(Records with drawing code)
.....

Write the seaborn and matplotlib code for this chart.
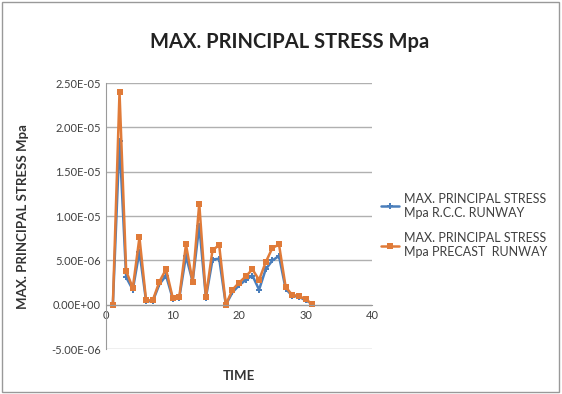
import numpy as np
import pandas as pd
import matplotlib
matplotlib.use('Agg')
import matplotlib.pyplot as plt
import seaborn as sns
from matplotlib.patches import Rectangle

time = list(range(1, 32))
rcc = [0, 18.5, 3.1, 1.7, 6.0, 0.4, 0.4, 2.3, 3.3, 0.7, 0.8, 5.5, 2.6, 8.9, 0.8, 5.1,
       5.2, 0.0, 1.4, 2.2, 2.8, 3.3, 1.7, 4.0, 5.0, 5.5, 1.8, 1.0, 0.9, 0.5, 0.1]
precast = [0, 24.0, 3.8, 1.9, 7.6, 0.5, 0.5, 2.6, 4.0, 0.8, 0.9, 6.8, 2.6, 11.4, 0.9, 6.2,
           6.7, 0.0, 1.7, 2.5, 3.2, 4.0, 2.8, 4.8, 6.4, 6.8, 2.0, 1.1, 1.0, 0.6, 0.1]
series = ['MAX. PRINCIPAL STRESS\nMpa R.C.C. RUNWAY', 'MAX. PRINCIPAL STRESS\nMpa PRECAST  RUNWAY']
yticks = [-5e-6, 0, 5e-6, 1e-5, 1.5e-5, 2e-5, 2.5e-5]
ylabels = ['-5.00E-06', '0.00E+00', '5.00E-06', '1.00E-05', '1.50E-05', '2.00E-05', '2.50E-05']

df = pd.DataFrame({
    'TIME': time * 2,
    'stress': np.array(rcc + precast) * 1e-6,
    'series': [series[0]] * len(rcc) + [series[1]] * len(precast),
})

sns.set_style('white')
plt.rcParams['font.family'] = ['Lato', 'DejaVu Sans']

fig = plt.figure(figsize=(5.62, 3.94), dpi=100)
ax = fig.add_axes([0.189, 0.114, 0.473, 0.675])
sns.lineplot(data=df, x='TIME', y='stress', hue='series', style='series',
             palette=['#4A7EBB', '#E07B39'], markers=['P', 's'], dashes=False,
             markersize=5, markeredgewidth=0, linewidth=1.8, ax=ax)

ax.set_xlim(0, 40)
ax.set_ylim(-5e-6, 2.5e-5)
ax.set_xticks([0, 10, 20, 30, 40])
ax.set_yticks(yticks)
ax.set_yticklabels(ylabels)
ax.grid(axis='y', color='#b0b0b0', linewidth=1)
ax.set_axisbelow(True)
for s in ['top', 'right']:
    ax.spines[s].set_visible(False)
ax.spines['bottom'].set_position(('data', 0))
ax.spines['bottom'].set_color('#9a9a9a')
ax.spines['left'].set_color('#9a9a9a')
ax.tick_params(axis='both', labelsize=8, colors='#404040', length=0, pad=4)
ax.set_xlabel('TIME', fontsize=9.5, fontweight='bold', color='#333333')
ax.xaxis.set_label_coords(0.5, -0.08)
ax.set_ylabel('MAX. PRINCIPAL STRESS Mpa', fontsize=9.5, fontweight='bold', color='#333333')
ax.yaxis.set_label_coords(-0.29, 0.5)

leg = ax.legend(loc='center left', bbox_to_anchor=(0.99, 0.465), frameon=False,
                fontsize=9, handlelength=1.5, handletextpad=0.4, labelspacing=1.1)
for t in leg.get_texts():
    t.set_color('#404040')

fig.text(0.515, 0.893, 'MAX. PRINCIPAL STRESS Mpa', ha='center', va='center',
         fontsize=14.5, fontweight='bold', color='#222222')
fig.patches.append(Rectangle((0.004, 0.005), 0.99, 0.99, transform=fig.transFigure,
                             fill=False, edgecolor='#999999', linewidth=1))

fig.savefig('out.png', dpi=100)
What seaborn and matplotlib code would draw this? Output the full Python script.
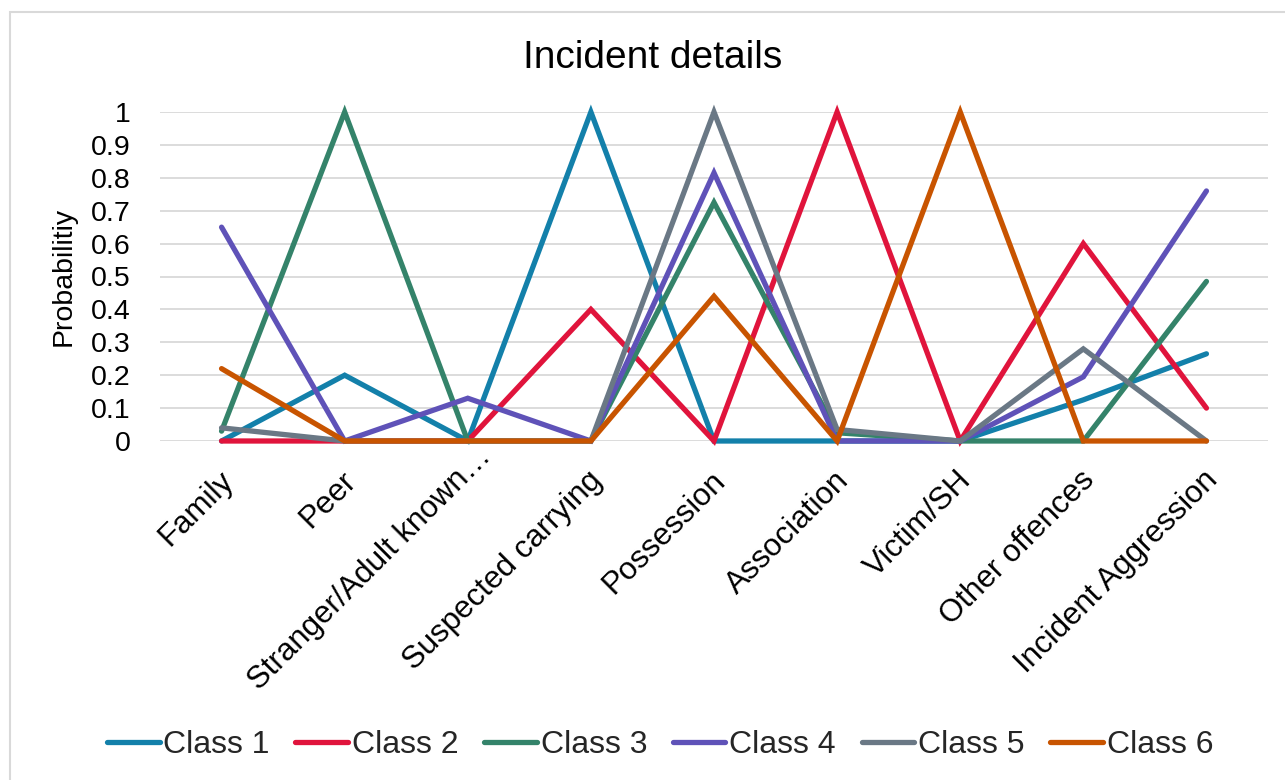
import matplotlib
matplotlib.use("Agg")
import matplotlib.pyplot as plt
import matplotlib.transforms as mtransforms
from matplotlib.patches import Rectangle
from matplotlib.lines import Line2D
import seaborn as sns
import pandas as pd

categories = ["Family", "Peer", "Stranger/Adult known\u2026", "Suspected carrying",
              "Possession", "Association", "Victim/SH", "Other offences",
              "Incident Aggression"]

class_1 = [0.00, 0.20, 0.00, 1.00, 0.00, 0.00, 0.00, 0.125, 0.265]
class_2 = [0.00, 0.00, 0.00, 0.40, 0.00, 1.00, 0.00, 0.60, 0.10]
class_3 = [0.03, 1.00, 0.00, 0.00, 0.725, 0.025, 0.00, 0.00, 0.485]
class_4 = [0.65, 0.00, 0.13, 0.00, 0.815, 0.00, 0.00, 0.195, 0.76]
class_5 = [0.04, 0.00, 0.00, 0.00, 1.00, 0.035, 0.00, 0.28, 0.00]
class_6 = [0.22, 0.00, 0.00, 0.00, 0.44, 0.00, 1.00, 0.00, 0.00]

class_names = ["Class 1", "Class 2", "Class 3", "Class 4", "Class 5", "Class 6"]
series = [class_1, class_2, class_3, class_4, class_5, class_6]
colors = ["#1380AA", "#E0143C", "#34836A", "#5F52B8", "#6A7885", "#C85400"]

y_ticks = [0, 0.1, 0.2, 0.3, 0.4, 0.5, 0.6, 0.7, 0.8, 0.9, 1]
y_tick_labels = ["0", "0.1", "0.2", "0.3", "0.4", "0.5", "0.6", "0.7", "0.8", "0.9", "1"]

df = pd.DataFrame(
    [(cat, name, v) for name, vals in zip(class_names, series) for cat, v in zip(categories, vals)],
    columns=["Detail", "Class", "Probability"],
)

sns.set_theme(style="white")
plt.rcParams["font.family"] = ["Liberation Sans", "DejaVu Sans"]

LW = 3.8

fig = plt.figure(figsize=(12.85, 7.8), dpi=100)
ax = fig.add_axes([160 / 1285, 1 - 441 / 780, (1268 - 160) / 1285, (441 - 112) / 780])

sns.lineplot(data=df, x="Detail", y="Probability", hue="Class", palette=colors,
             sort=False, linewidth=LW, ax=ax, legend=False, zorder=3)
for ln in ax.lines:
    ln.set_solid_joinstyle("miter")
    ln.set_solid_capstyle("round")
    ln.set_clip_on(False)

ax.set_xlim(-0.5, len(categories) - 0.5)
ax.set_ylim(0, 1)
ax.set_yticks(y_ticks)
ax.set_yticklabels(y_tick_labels)
ax.yaxis.grid(True, color="#D9D9D9", linewidth=1.3, zorder=0)
ax.xaxis.grid(False)
for s in ax.spines.values():
    s.set_visible(False)
ax.set_axisbelow(True)
ax.tick_params(axis="y", length=0, pad=21, labelsize=20.5, labelcolor="black")
ax.tick_params(axis="x", length=0, pad=0, labelsize=22.5, labelcolor="black")
ax.set_xlabel("")
ax.set_ylabel("Probabilitiy", fontsize=20.5, color="black")
ax.yaxis.set_label_coords(-(160 - 77) / 1108, 0.5)

ax.set_xticks(range(len(categories)))
ax.set_xticklabels(categories)
base_offset = mtransforms.ScaledTranslation(7 / 100, -35 / 100, fig.dpi_scale_trans)
extra_offset = mtransforms.ScaledTranslation(12 / 100, 24 / 100, fig.dpi_scale_trans)
for lbl in ax.get_xticklabels():
    lbl.set_rotation(45)
    lbl.set_rotation_mode("anchor")
    lbl.set_ha("right")
    lbl.set_va("center")
    t = lbl.get_transform() + base_offset
    if lbl.get_text().startswith("Stranger"):
        t = t + extra_offset
    lbl.set_transform(t)

fig.text(653 / 1285, 1 - 58 / 780, "Incident details", fontsize=28,
         ha="center", va="center", color="black")

handles = [Line2D([0], [0], color=c, linewidth=LW, solid_capstyle="round") for c in colors]
fig.legend(handles, class_names, loc="center", bbox_to_anchor=(660 / 1285, 1 - 745 / 780),
           ncol=6, frameon=False, fontsize=23, handlelength=1.65, handletextpad=0.12,
           columnspacing=0.8, borderaxespad=0)

fig.patches.append(Rectangle((10 / 1285, -0.05), 1.2, 1 - 12 / 780 + 0.05,
                             transform=fig.transFigure, fill=False,
                             edgecolor="#D9D9D9", linewidth=1.5, zorder=-1))

fig.savefig("out.png", dpi=100, facecolor="white")
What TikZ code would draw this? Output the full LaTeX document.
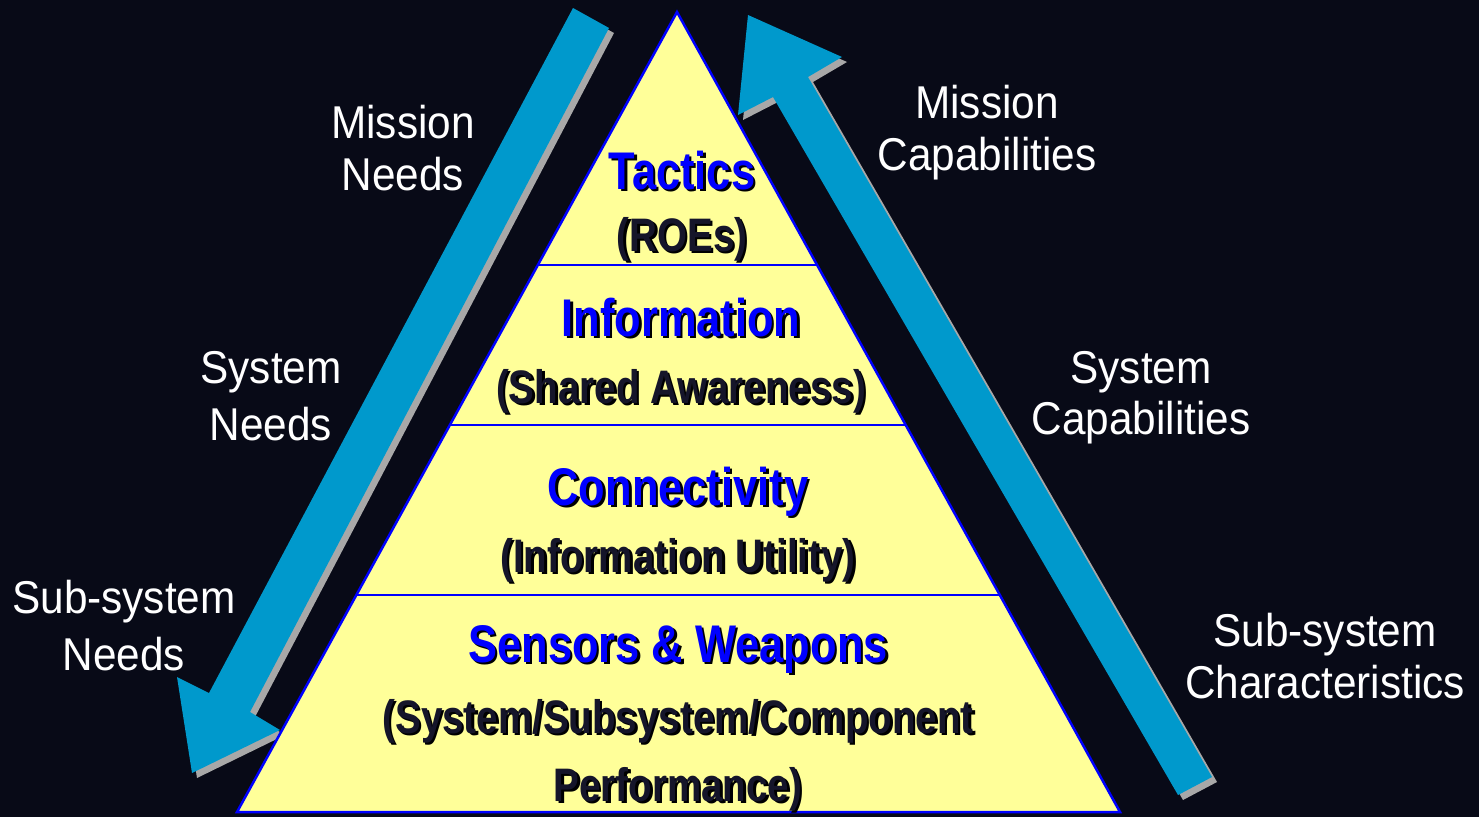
\documentclass[tikz,border=0pt]{standalone}
\usepackage{fontspec}
\setmainfont{Liberation Sans}
\newfontfamily\narrowfont[FakeStretch=0.82]{Liberation Sans}
\newfontfamily\labelfont[FakeStretch=0.92]{Liberation Sans}
\usetikzlibrary{calc}
\definecolor{bgcol}{HTML}{080A17}
\definecolor{arrowcol}{HTML}{0099CC}
\definecolor{shadowcol}{HTML}{A8A8A8}
\definecolor{pyrfill}{HTML}{FFFF99}
\definecolor{pyredge}{HTML}{0000FF}
\definecolor{titlecol}{HTML}{0000FF}
\definecolor{subcol}{HTML}{15152A}
\tikzset{
  bigarrow/.style={fill=arrowcol},
  arrowshadow/.style={fill=shadowcol},
  lbl/.style={anchor=base, inner sep=0pt, text=white, font=\labelfont\fontsize{46}{52}\selectfont},
  ttl/.style={anchor=base, inner sep=0pt, font=\narrowfont\bfseries\fontsize{53}{60}\selectfont},
  sub/.style={anchor=base, inner sep=0pt, font=\narrowfont\bfseries\fontsize{47}{54}\selectfont},
  divider/.style={draw=pyredge, line width=2pt},
}
\newcommand{\shadowed}[1]{\makebox[0pt][l]{\hspace{2.5pt}\raisebox{-2.5pt}{\color{black}#1}}#1}
\begin{document}
\begin{tikzpicture}[x=1pt,y=-1pt]
\fill[bgcol] (0,0) rectangle (1479,817);
\useasboundingbox (0,0) rectangle (1479,817);

% left arrow (down)
\begin{scope}[shift={(5,5)}]
\fill[arrowshadow] (573,8) -- (609,28) -- (250,712) -- (280,730) -- (192,773) -- (177,677) -- (209,693) -- cycle;
\end{scope}
\fill[bigarrow] (573,8) -- (609,28) -- (250,712) -- (280,730) -- (192,773) -- (177,677) -- (209,693) -- cycle;

% right arrow (up)
\begin{scope}[shift={(5,5)}]
\fill[arrowshadow] (1178,795) -- (1212,777) -- (808,77) -- (842,57) -- (748,15) -- (738,115) -- (773,97) -- cycle;
\end{scope}
\fill[bigarrow] (1178,795) -- (1212,777) -- (808,77) -- (842,57) -- (748,15) -- (738,115) -- (773,97) -- cycle;

% pyramid
\coordinate (apex) at (677,12);
\coordinate (bl) at (237,812);
\coordinate (br) at (1120,812);
\filldraw[fill=pyrfill, draw=pyredge, line width=2.5pt, line join=miter] (apex) -- (br) -- (bl) -- cycle;
\draw[divider] ($(apex)!0.316!(bl)$) -- ($(apex)!0.316!(br)$);
\draw[divider] ($(apex)!0.516!(bl)$) -- ($(apex)!0.516!(br)$);
\draw[divider] ($(apex)!0.729!(bl)$) -- ($(apex)!0.729!(br)$);

% pyramid texts
\node[ttl, text=titlecol] (tac) at (682,189) {\shadowed{Tactics}};
\node[sub, text=subcol] (roe) at (682,251) {\shadowed{(ROEs)}};
\node[ttl, text=titlecol] (inf) at (681,336) {\shadowed{Information}};
\node[sub, text=subcol] (sha) at (681,403) {\shadowed{(Shared Awareness)}};
\node[ttl, text=titlecol] (con) at (678,505) {\shadowed{Connectivity}};
\node[sub, text=subcol] (utl) at (678,572) {\shadowed{(Information Utility)}};
\node[ttl, text=titlecol] (sen) at (678,662) {\shadowed{Sensors \& Weapons}};
\node[sub, text=subcol] (ssc) at (678,733) {\shadowed{(System/Subsystem/Component}};
\node[sub, text=subcol] (prf) at (678,801) {\shadowed{Performance)}};

% side labels
\node[lbl] (mn1) at (403,138) {Mission};
\node[lbl] (mn2) at (403,190) {Needs};
\node[lbl] (sn1) at (271,383) {System};
\node[lbl] (sn2) at (271,440) {Needs};
\node[lbl] (ssn1) at (124,613) {Sub-system};
\node[lbl] (ssn2) at (124,670) {Needs};
\node[lbl] (mc1) at (987,118) {Mission};
\node[lbl] (mc2) at (987,170) {Capabilities};
\node[lbl] (sc1) at (1141,383) {System};
\node[lbl] (sc2) at (1141,434) {Capabilities};
\node[lbl] (ssc1) at (1325,646) {Sub-system};
\node[lbl] (ssc2) at (1325,698) {Characteristics};
\end{tikzpicture}
\end{document}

.....

§ Set exercise: Scan the data above and copy every line with "What" in it.

§ Solution to this problem:
What seaborn and matplotlib code would draw this? Output the full Python script.
What TikZ code would draw this? Output the full LaTeX document.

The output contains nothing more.